These are chat archives for atomix/atomix

25th
Jun 2017
Jordan Halterman
@kuujo
Jun 25 2017 10:17

I'm not taking about clusters being static in general, I'm talking clusters being generally static in consensus based systems. Adding and removing nodes can be extremely expensive, and arbitrarily removing nodes from a cluster impacts fault tolerance. For these reasons, there's little benefit to completely removing a node from a cluster.

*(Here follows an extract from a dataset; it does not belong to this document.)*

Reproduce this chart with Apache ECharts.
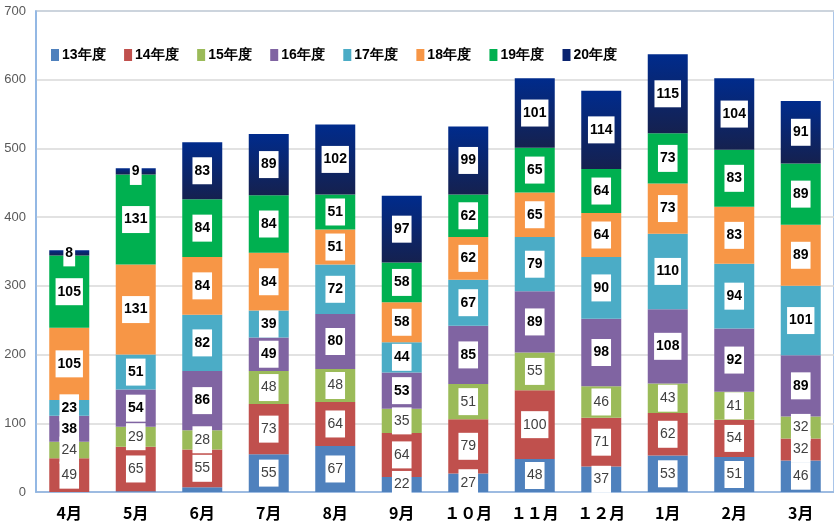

What Atomix 2.0 will have is slightly more dynamic clusters, but it will never forget nodes without administrator intervention. Atomix can't do what Hazelcast does (use multicast for cluster management) because of the consensus protocol. But we can control which nodes participate in the consensus protocol based on liveness. Atomix 2.0 uses a phi accrual failure detector to determine when nodes become unavailable and will rebalance partitions when a node goes down, but the node will never be forgotten without administrator intervention, because forgetting a node removes the possibility of rebalancing partitions for better performance if a node eventually comes back online. Administrators will always have to explicitly add or remove nodes from the cluster.

Jordan Halterman
@kuujo
Jun 25 2017 10:31
Removing nodes without administrator intervention implies a highly available protocol, which Raft is not. If a cluster is deployed with 5 node partitions (which can tolerate two failures each and guarantee redundancy of three nodes), automatically removing nodes from the cluster impacts those guarantees. Because Raft is not an AP algorithm, it would be difficult to find a point at which a peer can be reliably considered dead and never to return. In order to maintain fault tolerance, an administrator must intervene to explicitly replace a gone-forever node with a new node to preserve fault tolerance guarantees. This is just the nature of consensus. Atomix 2.0 can only safely remove nodes down to the size of any one partition. If a 5 node cluster is deployed with 5 partitions of 3 nodes each, we can conceivably remove 2 nodes since all partitions can exist on the same 3 remaining nodes. But TBH, I'm not certain what the value in aggressively removing those nodes is, particularly considering it's impossible to distinguish crashed nodes from partitioned nodes.
Jordan Halterman
@kuujo
Jun 25 2017 10:38
The reason we have to be careful with dynamically modifying the cluster is because it risks split brain. If two sides of a partition believe nodes on the other side to be dead and remove them from their configuration, it will effectively result in two separate clusters with totally divergent state. For that reason, all configuration changes must go through the Raft protocol, and the Raft protocol has strict requirements for when/how configuration changes can occur. If a 5 node cluster is partitioned into two halves and the majority half removes the minority nodes, the quorum size will shrink and so will fault tolerance guarantees. When the partition is healed, the entire state of the remaining nodes will have to be copied again, placing the cluster under major load. Atomix 2.0 will never change the quorum size within a partition nor change the number of partitions (eventually this will be implemented), it will only change the nodes to which members of a partition are assigned.
Some protocols in Atomix 2.0 are high availability (gossip/anti-entropy/failure detection), and we'll eventually have client nodes that do not embed the Raft protocol and can therefore scale eventually consistent protocols in this manner, but the core cluster can only be dynamically scaled down to the size of a single partition.